Set the OMK NMIS9 VM to run services & scripts as user with omkadmin being the owner:group of /usr/local/omk

These steps will allow omkadmin as a user and as a group able to execute OMK scripts. To do this, we will follow the steps below:

To begin, we will find files and directories in /data/omk with setUID bit set

sudo find /data/omk -perm/+4000

Set Cronjobs

We will be sure to set all OMK cronjobs to run as the user omkadmin and not as the root user.
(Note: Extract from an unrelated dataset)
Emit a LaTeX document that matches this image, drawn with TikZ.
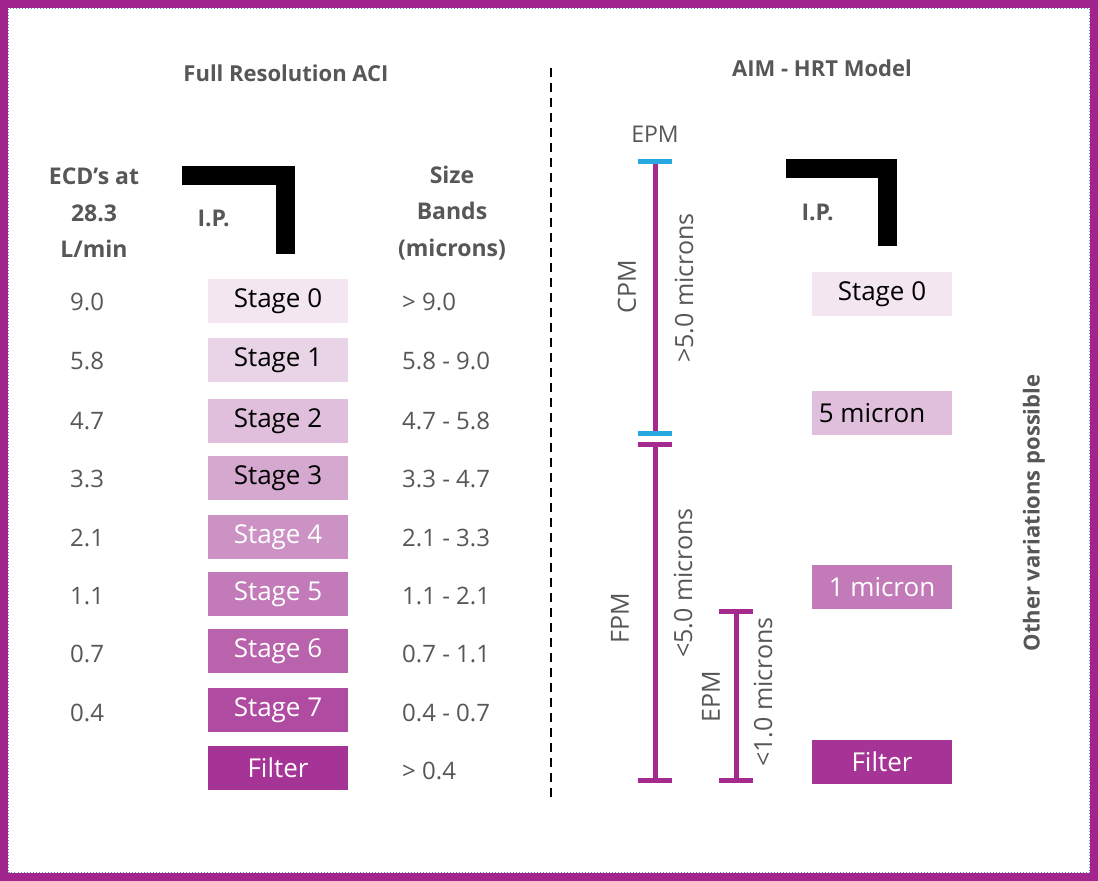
\documentclass[tikz,border=0pt]{standalone}
\usepackage{fontspec}
\setmainfont{Open Sans}
\definecolor{frameP}{HTML}{A2248D}
\definecolor{dotB}{HTML}{6A8FD0}
\definecolor{barP}{HTML}{A52A8F}
\definecolor{capC}{HTML}{29A8E0}
\definecolor{txtG}{HTML}{575757}
\definecolor{c0}{HTML}{F3E6F1}
\definecolor{c1}{HTML}{E9D3E6}
\definecolor{c2}{HTML}{DFBFDB}
\definecolor{c3}{HTML}{D5A9CF}
\definecolor{c4}{HTML}{CB92C3}
\definecolor{c5}{HTML}{C27BB8}
\definecolor{c6}{HTML}{B963AC}
\definecolor{c7}{HTML}{AF4BA1}
\definecolor{c8}{HTML}{A63396}
\begin{document}
\begin{tikzpicture}[x=1pt,y=-1pt,
  stagebox/.style={minimum width=140pt,minimum height=44pt,inner sep=0pt,font=\fontsize{26}{28}\selectfont},
  dk/.style={text=black},
  lt/.style={text=white},
  numtxt/.style={anchor=west,inner sep=0pt,text=txtG,font=\fontsize{24}{26}\selectfont},
  headtxt/.style={align=center,text=txtG,font=\fontsize{23}{36.5}\selectfont\bfseries},
  titletxt/.style={text=txtG,font=\fontsize{22}{24}\selectfont\bfseries},
  rottxt/.style={rotate=90,inner sep=0pt,text=txtG,font=\fontsize{25}{27}\selectfont},
  ipbar/.style={line width=19pt,line join=miter,black},
  bar/.style={line width=5pt,barP},
  capP/.style={line width=5pt,barP},
  capB/.style={line width=5pt,capC}]
\useasboundingbox (0,0) rectangle (1098,881);
\fill[white] (0,0) rectangle (1098,881);
\draw[frameP,line width=8pt] (4,4) rectangle (1094,877);
\draw[dotB,line width=1pt,dotted] (8.5,8.5) rectangle (1089.5,872.5);

% titles
\node[titletxt] (t1) at (286,73) {Full Resolution ACI};
\node[titletxt] (t2) at (822,68) {AIM - HRT Model};

% divider
\coordinate (dtop) at (551,68);
\coordinate (dbot) at (551,797);
\draw[black,line width=2.5pt,dash pattern=on 9pt off 6pt] (dtop) -- (dbot);

% left headers
\node[headtxt] (ecd) at (94,213) {ECD’s at\\28.3\\L/min};
\node[headtxt] (sb) at (452,213) {Size\\Bands\\(microns)};
\node[headtxt,anchor=west] (ip1) at (194,218) {I.P.};
\draw[ipbar] (182,175) -- (285,175) -- (285,254);

% stages
\node[stagebox,fill=c0,dk] (s0) at (278,301) {Stage 0};
\node[stagebox,fill=c1,dk] (s1) at (278,360) {Stage 1};
\node[stagebox,fill=c2,dk] (s2) at (278,421) {Stage 2};
\node[stagebox,fill=c3,dk] (s3) at (278,478) {Stage 3};
\node[stagebox,fill=c4,lt] (s4) at (278,537) {Stage 4};
\node[stagebox,fill=c5,lt] (s5) at (278,594) {Stage 5};
\node[stagebox,fill=c6,lt] (s6) at (278,651) {Stage 6};
\node[stagebox,fill=c7,lt] (s7) at (278,710) {Stage 7};
\node[stagebox,fill=c8,lt] (s8) at (278,768) {Filter};

% ECD values
\node[numtxt] (e0) at (70,302) {9.0};
\node[numtxt] (e1) at (70,361) {5.8};
\node[numtxt] (e2) at (70,421) {4.7};
\node[numtxt] (e3) at (70,479) {3.3};
\node[numtxt] (e4) at (70,538) {2.1};
\node[numtxt] (e5) at (70,596) {1.1};
\node[numtxt] (e6) at (70,654) {0.7};
\node[numtxt] (e7) at (70,713) {0.4};

% size bands
\node[numtxt] (b0) at (402,302) {> 9.0};
\node[numtxt] (b1) at (402,361) {5.8 - 9.0};
\node[numtxt] (b2) at (402,421) {4.7 - 5.8};
\node[numtxt] (b3) at (402,479) {3.3 - 4.7};
\node[numtxt] (b4) at (402,538) {2.1 - 3.3};
\node[numtxt] (b5) at (402,596) {1.1 - 2.1};
\node[numtxt] (b6) at (402,654) {0.7 - 1.1};
\node[numtxt] (b7) at (402,713) {0.4 - 0.7};
\node[numtxt] (b8) at (402,771) {> 0.4};

% right: bars
\node[text=txtG,font=\fontsize{23}{25}\selectfont] (epm1) at (655,134) {EPM};
\coordinate (c1t) at (655,161);
\coordinate (c1b) at (655,433);
\coordinate (c2t) at (655,444);
\coordinate (c2b) at (655,780);
\coordinate (c3t) at (736,611);
\coordinate (c3b) at (736,780);
\draw[bar] (c1t) -- (c1b);
\draw[bar] (c2t) -- (c2b);
\draw[bar] (c3t) -- (c3b);
\draw[capB] ([xshift=-17pt]c1t) -- ([xshift=17pt]c1t);
\draw[capB] ([xshift=-17pt]c1b) -- ([xshift=17pt]c1b);
\draw[capP] ([xshift=-17pt]c2t) -- ([xshift=17pt]c2t);
\draw[capP] ([xshift=-17pt]c2b) -- ([xshift=17pt]c2b);
\draw[capP] ([xshift=-17pt]c3t) -- ([xshift=17pt]c3t);
\draw[capP] ([xshift=-17pt]c3b) -- ([xshift=17pt]c3b);

\node[rottxt] (cpm) at (627,287) {CPM};
\node[rottxt] (gt5) at (684,288) {>5.0 microns};
\node[rottxt] (fpm) at (620,618) {FPM};
\node[rottxt] (lt5) at (683,583) {<5.0 microns};
\node[rottxt] (epm2) at (711,697) {EPM};
\node[rottxt] (lt1) at (763,692) {<1.0 microns};

% right I.P.
\node[headtxt,anchor=west] (ip2) at (798,212) {I.P.};
\draw[ipbar] (786,168) -- (887.5,168) -- (887.5,246);

% right boxes
\node[stagebox,fill=c0,dk] (r0) at (882,294) {Stage 0};
\node[stagebox,fill=c2,dk] (r1) at (882,413) {\hspace*{-20pt}5 micron};
\node[stagebox,fill=c5,lt] (r2) at (882,587) {1 micron};
\node[stagebox,fill=c8,lt] (r3) at (882,762) {Filter};

\node[titletxt,rotate=90] (ovp) at (1034,513) {Other variations possible};
\end{tikzpicture}
\end{document}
# stop services while we make this change:
sudo /usr/local/omk/bin/checkomkdaemons.sh stop;

# Add approved users, such as nmis, to omkadmin group as needed:
sudo usermod -a -G omkadmin nmis;

# this directory exists on the OMK NMIS9 VM:
OMK_DIR=/data/omk

# Set OMK directory structure writable by group:
sudo chown -R omkadmin:omkadmin "${OMK_DIR:-FAIL_HERE}";
sudo find "${OMK_DIR:-FAIL_HERE}" -type d -exec chmod 0770 {} \;;

# Set user and group able to write files:
sudo find "${OMK_DIR:-FAIL_HERE}" -type f -exec chmod 0660 {} \;;

# Set scripts executable by user and group:
# This command is purely precautionary: this directory is not likely to exist
sudo find "${OMK_DIR:-FAIL_HERE}/script" -type f -exec chmod 0770 {} \;;

# This command is purely precautionary: this directory is not likely to exist
sudo find "${OMK_DIR:-FAIL_HERE}/bin" -type f -exec chmod 0770 {} \;;
OMK_DIR=/usr/local/omk

# These command are exactly as for /data/omk:
# Set OMK directory structure writable by group:
sudo chown -R omkadmin:omkadmin "${OMK_DIR:-FAIL_HERE}";
sudo find "${OMK_DIR:-FAIL_HERE}" -type d -exec chmod 0770 {} \;;

# Set user and group able to write files:
sudo find "${OMK_DIR:-FAIL_HERE}" -type f -exec chmod 0660 {} \;;

# Set scripts executable by user and group:
# This command should succeed: this directory is likely to exist
sudo find "${OMK_DIR:-FAIL_HERE}/script" -type f -exec chmod 0770 {} \;;

# This command should succeed: this directory is likely to exist
sudo find "${OMK_DIR:-FAIL_HERE}/bin" -type f -exec chmod 0770 {} \;;

# The following commands should be executed after any of the the above commands
# to ensure PAR directory structure is re-created with PAR's own permissions set:
# Set sticky bit on $PAR_GLOBAL_TMPDIR directory and only executable by root.
# This is a more secure implementation of the linux /tmp/ directory implementation which also uses
sticky bit, but with chmod 1777:
sudo chmod 1700 "${PAR_GLOBAL_TMPDIR:-FAIL_HERE}";

# Delete existing PAR subdirectories as we may have set incorrect permissions on this directory
structure when executing the previous commands.
# The PAR subdirectories are re-created automatically by PAR upon being deleted (at execution of any PAR
script exe by that user):
sudo rm -rf "${PAR_GLOBAL_TMPDIR:-FAIL_HERE}"/*;

A good check that PAR is working as envisaged is when a normal user can execute OMK PAR exe scripts (other than those scripts that explicitly require execution by sudo with elevated permissions) and when there aren't any directories found of pattern /tmp/par-*/. (Assuming that environment variable "$PAR_GLOBAL_TMPDIR" points to an existing and user accessible directory).